- [Collected data]:

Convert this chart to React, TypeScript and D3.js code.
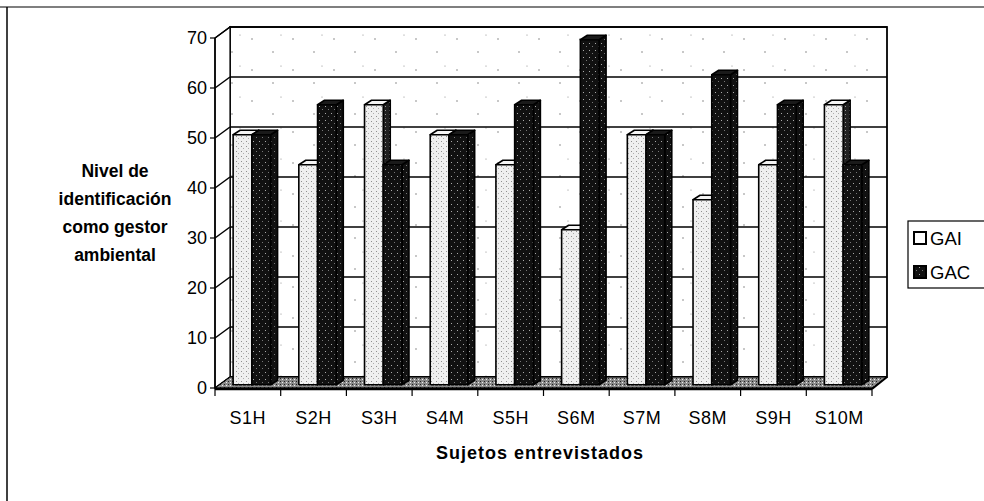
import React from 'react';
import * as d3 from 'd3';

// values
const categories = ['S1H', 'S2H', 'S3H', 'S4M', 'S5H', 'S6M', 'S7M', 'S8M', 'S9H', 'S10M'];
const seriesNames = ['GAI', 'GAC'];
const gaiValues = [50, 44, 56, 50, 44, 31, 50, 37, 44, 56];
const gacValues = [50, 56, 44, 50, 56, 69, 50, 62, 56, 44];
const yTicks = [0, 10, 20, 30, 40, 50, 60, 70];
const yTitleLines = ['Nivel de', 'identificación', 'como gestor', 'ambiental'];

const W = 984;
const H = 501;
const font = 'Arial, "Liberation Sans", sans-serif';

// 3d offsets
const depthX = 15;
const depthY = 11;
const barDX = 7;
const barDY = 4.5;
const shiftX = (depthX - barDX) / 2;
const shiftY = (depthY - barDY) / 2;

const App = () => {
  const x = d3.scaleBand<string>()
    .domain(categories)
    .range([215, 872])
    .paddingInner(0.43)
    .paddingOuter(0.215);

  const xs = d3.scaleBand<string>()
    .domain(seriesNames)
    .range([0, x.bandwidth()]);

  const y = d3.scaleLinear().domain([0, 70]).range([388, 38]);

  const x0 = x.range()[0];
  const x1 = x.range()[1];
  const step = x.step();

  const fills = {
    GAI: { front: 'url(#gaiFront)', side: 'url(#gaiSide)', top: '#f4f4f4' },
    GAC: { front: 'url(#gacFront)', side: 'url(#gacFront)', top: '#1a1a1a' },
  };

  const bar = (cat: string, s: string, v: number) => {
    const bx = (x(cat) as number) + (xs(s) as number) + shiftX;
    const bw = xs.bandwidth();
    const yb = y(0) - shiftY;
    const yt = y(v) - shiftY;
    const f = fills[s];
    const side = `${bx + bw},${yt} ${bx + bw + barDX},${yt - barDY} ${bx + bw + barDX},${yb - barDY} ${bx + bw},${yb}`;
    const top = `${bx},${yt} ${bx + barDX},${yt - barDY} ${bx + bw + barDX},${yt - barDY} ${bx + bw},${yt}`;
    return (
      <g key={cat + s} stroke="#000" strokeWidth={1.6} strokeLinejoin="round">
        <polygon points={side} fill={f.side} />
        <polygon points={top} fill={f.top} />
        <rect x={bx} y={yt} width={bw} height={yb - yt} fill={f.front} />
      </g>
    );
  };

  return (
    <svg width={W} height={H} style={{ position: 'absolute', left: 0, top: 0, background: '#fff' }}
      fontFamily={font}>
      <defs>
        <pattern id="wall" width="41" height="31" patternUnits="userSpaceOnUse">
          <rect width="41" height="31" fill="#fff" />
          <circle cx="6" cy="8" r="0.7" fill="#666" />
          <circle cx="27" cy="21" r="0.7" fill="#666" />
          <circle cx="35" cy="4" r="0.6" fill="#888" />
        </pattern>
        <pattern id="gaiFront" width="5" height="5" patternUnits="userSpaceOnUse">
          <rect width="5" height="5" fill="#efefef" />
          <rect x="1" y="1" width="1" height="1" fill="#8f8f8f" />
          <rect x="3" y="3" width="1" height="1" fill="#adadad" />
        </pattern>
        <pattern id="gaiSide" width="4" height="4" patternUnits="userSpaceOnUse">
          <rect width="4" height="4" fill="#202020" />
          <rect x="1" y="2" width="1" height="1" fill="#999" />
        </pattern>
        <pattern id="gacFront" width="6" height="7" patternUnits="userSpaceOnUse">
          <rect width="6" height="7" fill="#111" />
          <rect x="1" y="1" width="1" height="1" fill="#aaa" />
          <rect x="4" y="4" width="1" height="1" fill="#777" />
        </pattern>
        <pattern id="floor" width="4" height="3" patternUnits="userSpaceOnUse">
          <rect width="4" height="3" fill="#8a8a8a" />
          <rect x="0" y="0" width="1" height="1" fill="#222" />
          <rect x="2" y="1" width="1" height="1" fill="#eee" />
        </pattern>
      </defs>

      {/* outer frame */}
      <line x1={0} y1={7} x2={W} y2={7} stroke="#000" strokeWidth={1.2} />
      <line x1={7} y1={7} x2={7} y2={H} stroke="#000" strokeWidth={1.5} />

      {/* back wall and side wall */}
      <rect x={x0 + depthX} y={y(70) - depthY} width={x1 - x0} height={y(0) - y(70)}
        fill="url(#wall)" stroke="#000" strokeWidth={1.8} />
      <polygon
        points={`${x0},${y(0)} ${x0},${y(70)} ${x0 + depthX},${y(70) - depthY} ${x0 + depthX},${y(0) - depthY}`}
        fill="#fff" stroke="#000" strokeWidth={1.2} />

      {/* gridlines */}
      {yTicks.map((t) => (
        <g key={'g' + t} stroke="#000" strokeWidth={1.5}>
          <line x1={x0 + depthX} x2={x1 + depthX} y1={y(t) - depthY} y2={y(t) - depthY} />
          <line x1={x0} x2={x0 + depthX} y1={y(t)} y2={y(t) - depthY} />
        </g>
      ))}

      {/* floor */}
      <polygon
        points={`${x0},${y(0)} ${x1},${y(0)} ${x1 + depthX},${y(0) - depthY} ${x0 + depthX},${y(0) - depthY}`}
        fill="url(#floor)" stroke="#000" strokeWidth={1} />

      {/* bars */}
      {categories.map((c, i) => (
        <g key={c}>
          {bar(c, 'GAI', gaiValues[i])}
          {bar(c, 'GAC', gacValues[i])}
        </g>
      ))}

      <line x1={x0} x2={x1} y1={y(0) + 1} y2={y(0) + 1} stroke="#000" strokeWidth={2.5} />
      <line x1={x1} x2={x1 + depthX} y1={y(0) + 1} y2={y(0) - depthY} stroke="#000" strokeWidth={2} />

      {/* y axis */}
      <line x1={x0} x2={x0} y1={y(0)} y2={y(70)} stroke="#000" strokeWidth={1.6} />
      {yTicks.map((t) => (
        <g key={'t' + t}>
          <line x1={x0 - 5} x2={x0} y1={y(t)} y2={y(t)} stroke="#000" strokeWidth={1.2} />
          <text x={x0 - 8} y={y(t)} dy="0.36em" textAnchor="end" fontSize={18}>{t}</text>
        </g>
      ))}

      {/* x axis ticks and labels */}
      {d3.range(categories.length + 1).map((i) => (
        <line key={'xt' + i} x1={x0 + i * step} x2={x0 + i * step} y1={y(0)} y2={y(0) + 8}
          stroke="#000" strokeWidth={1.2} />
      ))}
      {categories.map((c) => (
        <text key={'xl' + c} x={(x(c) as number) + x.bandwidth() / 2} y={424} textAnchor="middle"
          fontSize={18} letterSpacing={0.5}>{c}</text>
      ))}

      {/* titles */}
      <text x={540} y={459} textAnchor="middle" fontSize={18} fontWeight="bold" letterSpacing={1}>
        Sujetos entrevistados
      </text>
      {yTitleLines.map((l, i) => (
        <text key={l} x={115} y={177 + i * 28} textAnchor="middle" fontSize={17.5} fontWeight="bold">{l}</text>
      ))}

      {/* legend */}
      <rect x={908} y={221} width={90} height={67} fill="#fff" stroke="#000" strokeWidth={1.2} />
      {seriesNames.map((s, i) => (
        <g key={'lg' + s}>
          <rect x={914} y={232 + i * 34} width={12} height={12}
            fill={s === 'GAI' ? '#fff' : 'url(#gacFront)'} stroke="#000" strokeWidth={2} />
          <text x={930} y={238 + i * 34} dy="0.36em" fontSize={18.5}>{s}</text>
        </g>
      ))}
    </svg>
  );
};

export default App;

- [What is expected]:
Please extract exactly the lines of the data, from the first through the line containing "const yTitleLines = ['Nivel", and add no pictures to the copy.

- [Final result]:
Convert this chart to React, TypeScript and D3.js code.
import React from 'react';
import * as d3 from 'd3';

// values
const categories = ['S1H', 'S2H', 'S3H', 'S4M', 'S5H', 'S6M', 'S7M', 'S8M', 'S9H', 'S10M'];
const seriesNames = ['GAI', 'GAC'];
const gaiValues = [50, 44, 56, 50, 44, 31, 50, 37, 44, 56];
const gacValues = [50, 56, 44, 50, 56, 69, 50, 62, 56, 44];
const yTicks = [0, 10, 20, 30, 40, 50, 60, 70];
const yTitleLines = ['Nivel de', 'identificación', 'como gestor', 'ambiental'];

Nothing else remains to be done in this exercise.